Ce n’est pas nouveau mais c'est grave. Là où c'est différent c’est parce qu'il y a une sorte d'avant et d’après 9 juin dernier ?
François Bayrou : Alors évidemment que c'est très émouvant pour les proches et pour soi-même, mais il y a des centaines de milliers, peut être des millions de personnes qui sont venus en France, qui ont fondé des familles en France, qui ont voulu avoir des enfants en France parce qu'ils pensaient que la France était à l'abri de ça. Ils pensaient que c'était un univers, une maison protectrice sur ces sujets-là, que chez nous, on ne réduisait pas les gens à l'origine, à la religion, à la couleur de la peau. Et puis aujourd'hui, ils tombent de haut et ils en pleurent. Voilà ce qu’Aragon dit dans un poème, « Il advint qu'un beau jour l'univers se brisa sur des récifs que les naufrageurs enflammèrent ». Il y a un très grand nombre de ceux qui sont nos compatriotes et nos concitoyens qui vivent aujourd'hui comme si on brisait leur rêve de France, et je trouve que c'est très grave pour ceux qui en sont frappés, ciblés.
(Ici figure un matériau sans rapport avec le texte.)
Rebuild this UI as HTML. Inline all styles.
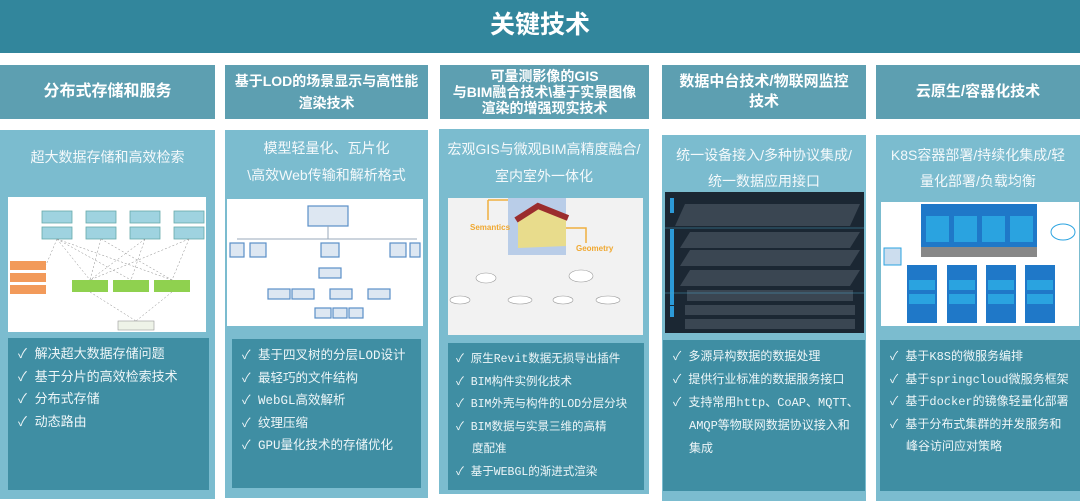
<!DOCTYPE html>
<html><head><meta charset="utf-8">
<style>
*{margin:0;padding:0;box-sizing:border-box}
body{width:1080px;height:501px;background:#fff;position:relative;overflow:hidden;font-family:"Liberation Sans","Noto Sans CJK SC",sans-serif;color:#fff}
.a{position:absolute}
.title{left:0;top:0;width:1080px;height:53px;background:#32869c;font-size:25px;font-weight:bold;text-align:center;line-height:50px}
.hd{background:#5d9fb1;font-weight:bold;text-align:center;display:flex;align-items:center;justify-content:center;font-size:15px;line-height:20px}
.bd{background:#7bbccf}
.sub{font-size:14px;text-align:center;line-height:34px;color:#f4f9fb}
.ls{background:#3f8ea3;font-family:"Liberation Mono","WenQuanYi Zen Hei","Noto Sans CJK SC",monospace;font-size:12px;line-height:22.5px;padding:6px 0 0 10px;color:#eef6f8;white-space:nowrap;overflow:hidden}
.ls .in{padding-left:16px}
</style></head><body>
<div class="a title">关键技术</div>

<div class="a hd" style="left:0;top:65px;width:215px;height:54px;font-size:16px">分布式存储和服务</div>
<div class="a hd" style="left:225px;top:65px;width:203px;height:54px;font-size:14px;line-height:22px">基于LOD的场景显示与高性能<br>渲染技术</div>
<div class="a hd" style="left:440px;top:65px;width:209px;height:54px;line-height:16px;font-size:14px">可量测影像的GIS<br>与BIM融合技术\基于实景图像<br>渲染的增强现实技术</div>
<div class="a hd" style="left:662px;top:65px;width:204px;height:54px">数据中台技术/物联网监控<br>技术</div>
<div class="a hd" style="left:876px;top:65px;width:204px;height:54px">云原生/容器化技术</div>

<div class="a bd" style="left:0;top:130px;width:215px;height:369px"></div>
<div class="a bd" style="left:225px;top:130px;width:203px;height:368px"></div>
<div class="a bd" style="left:439px;top:129px;width:210px;height:365px"></div>
<div class="a bd" style="left:662px;top:135px;width:204px;height:366px"></div>
<div class="a bd" style="left:876px;top:135px;width:204px;height:366px"></div>

<div class="a sub" style="left:0;top:140px;width:215px">超大数据存储和高效检索</div>
<div class="a sub" style="left:225px;top:135px;width:203px;line-height:27px">模型轻量化、瓦片化<br>\高效Web传输和解析格式</div>
<div class="a sub" style="left:439px;top:136px;width:210px;line-height:27px">宏观GIS与微观BIM高精度融合/<br>室内室外一体化</div>
<div class="a sub" style="left:662px;top:142px;width:204px;line-height:26px">统一设备接入/多种协议集成/<br>统一数据应用接口</div>
<div class="a sub" style="left:876px;top:142px;width:204px;line-height:26px">K8S容器部署/持续化集成/轻<br>量化部署/负载均衡</div>

<!-- images -->
<svg class="a" style="left:8px;top:197px" width="198" height="135" viewBox="0 0 198 135">
<rect width="198" height="135" fill="#fff"/>
<g fill="#9fd3e0" stroke="#6aa" stroke-width=".8">
<rect x="34" y="14" width="30" height="12"/><rect x="78" y="14" width="30" height="12"/><rect x="122" y="14" width="30" height="12"/><rect x="166" y="14" width="30" height="12"/>
<rect x="34" y="30" width="30" height="12"/><rect x="78" y="30" width="30" height="12"/><rect x="122" y="30" width="30" height="12"/><rect x="166" y="30" width="30" height="12"/></g>
<g fill="#8fd14f"><rect x="64" y="83" width="36" height="12"/><rect x="105" y="83" width="36" height="12"/><rect x="146" y="83" width="36" height="12"/></g>
<g fill="#f29a5a"><rect x="2" y="64" width="36" height="9"/><rect x="2" y="76" width="36" height="9"/><rect x="2" y="88" width="36" height="9"/></g>
<rect x="110" y="124" width="36" height="9" fill="#eef3e8" stroke="#999" stroke-width=".6"/>
<g stroke="#888" stroke-width=".5" stroke-dasharray="2 2"><path d="M49 42L82 83M49 42L123 83M49 42L164 83M93 42L82 83M93 42L164 83M137 42L82 83M137 42L123 83M181 42L82 83M181 42L164 83M82 95L128 124M164 95L128 124M49 42L38 68"/></g>
</svg>
<svg class="a" style="left:227px;top:199px" width="196" height="127" viewBox="0 0 196 127">
<rect width="196" height="127" fill="#fff"/>
<g fill="#dde7f2" stroke="#5b8fc7" stroke-width="1.2">
<rect x="81" y="7" width="40" height="20"/><rect x="3" y="44" width="14" height="14"/><rect x="23" y="44" width="16" height="14"/><rect x="94" y="44" width="18" height="14"/><rect x="163" y="44" width="16" height="14"/><rect x="183" y="44" width="10" height="14"/>
<rect x="92" y="69" width="22" height="10"/><rect x="41" y="90" width="22" height="10"/><rect x="65" y="90" width="22" height="10"/><rect x="103" y="90" width="22" height="10"/><rect x="141" y="90" width="22" height="10"/>
<rect x="88" y="109" width="16" height="10"/><rect x="106" y="109" width="14" height="10"/><rect x="122" y="109" width="14" height="10"/></g>
<path d="M10 40H190M101 27V40" stroke="#9ab" fill="none"/>
</svg>
<svg class="a" style="left:448px;top:198px" width="195" height="137" viewBox="0 0 195 137">
<rect width="195" height="137" fill="#f2f2f2"/>
<rect x="60" y="0" width="58" height="57" fill="#b9cde8"/>
<path d="M70 20L90 10L118 20L118 48L70 50Z" fill="#e8dc8c"/><path d="M68 22L90 8L120 20" fill="none" stroke="#9b2d2d" stroke-width="6"/>
<path d="M40 2H60M40 2V22M118 30H138V45" stroke="#f0b040" fill="none" stroke-width="1.5"/>
<text x="22" y="32" font-size="8" fill="#f0a830" font-weight="bold">Semantics</text>
<text x="128" y="53" font-size="8" fill="#f0a830" font-weight="bold">Geometry</text>
<g fill="#fff" stroke="#999" stroke-width=".6"><ellipse cx="38" cy="80" rx="10" ry="5"/><ellipse cx="133" cy="78" rx="12" ry="6"/><ellipse cx="12" cy="102" rx="10" ry="4"/><ellipse cx="72" cy="102" rx="12" ry="4"/><ellipse cx="115" cy="102" rx="10" ry="4"/><ellipse cx="160" cy="102" rx="12" ry="4"/></g>
</svg>
<svg class="a" style="left:665px;top:192px" width="199" height="141" viewBox="0 0 199 141">
<rect width="199" height="141" fill="#1b2733"/>
<g fill="#3a4652"><path d="M20 12H195L185 34H10Z"/><path d="M25 40H195L185 56H15Z"/><path d="M25 58H195L185 74H15Z"/><path d="M25 78H195L185 94H15Z"/><rect x="20" y="113" width="170" height="10"/><rect x="20" y="127" width="170" height="10"/><rect x="22" y="98" width="166" height="11"/></g>
<g fill="#2c9ad8"><rect x="5" y="6" width="4" height="15"/><rect x="5" y="37" width="4" height="76"/><rect x="5" y="114" width="4" height="11"/></g>
<path d="M0 36H199M0 101H199" stroke="#4a9fc0" stroke-width=".6"/>
</svg>
<svg class="a" style="left:881px;top:202px" width="198" height="124" viewBox="0 0 198 124">
<rect width="198" height="124" fill="#fff"/>
<rect x="40" y="2" width="116" height="50" fill="#1f78c8"/><rect x="40" y="45" width="116" height="10" fill="#888"/>
<g fill="#2aa3e0"><rect x="45" y="14" width="23" height="26"/><rect x="73" y="14" width="23" height="26"/><rect x="101" y="14" width="23" height="26"/><rect x="129" y="14" width="23" height="26"/></g>
<g fill="#1f78c8"><rect x="26" y="63" width="30" height="58"/><rect x="66" y="63" width="30" height="58"/><rect x="105" y="63" width="30" height="58"/><rect x="144" y="63" width="30" height="58"/></g>
<g fill="#2aa3e0"><rect x="28" y="78" width="26" height="10"/><rect x="68" y="78" width="26" height="10"/><rect x="107" y="78" width="26" height="10"/><rect x="146" y="78" width="26" height="10"/><rect x="28" y="92" width="26" height="10"/><rect x="68" y="92" width="26" height="10"/><rect x="107" y="92" width="26" height="10"/><rect x="146" y="92" width="26" height="10"/></g>
<rect x="3" y="46" width="17" height="17" fill="#cde" stroke="#2aa3e0"/><ellipse cx="182" cy="30" rx="12" ry="8" fill="#fff" stroke="#2aa3e0"/>
</svg>

<!-- lists -->
<div class="a ls" style="left:8px;top:338px;width:201px;height:152px;font-size:13px">
<div>✓ 解决超大数据存储问题</div><div>✓ 基于分片的高效检索技术</div><div>✓ 分布式存储</div><div>✓ 动态路由</div></div>
<div class="a ls" style="left:232px;top:339px;width:189px;height:149px;font-size:12.5px">
<div>✓ 基于四叉树的分层LOD设计</div><div>✓ 最轻巧的文件结构</div><div>✓ WebGL高效解析</div><div>✓ 纹理压缩</div><div>✓ GPU量化技术的存储优化</div></div>
<div class="a ls" style="left:448px;top:343px;width:196px;height:147px;padding-left:8px;font-size:11.5px">
<div>✓ 原生Revit数据无损导出插件</div><div>✓ BIM构件实例化技术</div><div>✓ BIM外壳与构件的LOD分层分块</div><div>✓ BIM数据与实景三维的高精</div><div class="in">度配准</div><div>✓ 基于WEBGL的渐进式渲染</div></div>
<div class="a ls" style="left:663px;top:340px;width:202px;height:151px;font-size:12px;line-height:23px">
<div>✓ 多源异构数据的数据处理</div><div>✓ 提供行业标准的数据服务接口</div><div>✓ 支持常用http、CoAP、MQTT、</div><div class="in">AMQP等物联网数据协议接入和</div><div class="in">集成</div></div>
<div class="a ls" style="left:880px;top:340px;width:200px;height:151px;font-size:12px">
<div>✓ 基于K8S的微服务编排</div><div>✓ 基于springcloud微服务框架</div><div>✓ 基于docker的镜像轻量化部署</div><div>✓ 基于分布式集群的并发服务和</div><div class="in">峰谷访问应对策略</div></div>
</body></html>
Et c'est très grave pour les autres qu'on puisse admettre que chez nous, la société dérive dans ce sens-là.
Anne-Élisabeth Lemoine : C'est inadmissible et tout le soutien de l'équipe à Mohamed, à tous les journalistes de France télévisions qui en sont la cible, mais aussi à tous les Français qui pourraient rencontrer ces situations insupportables.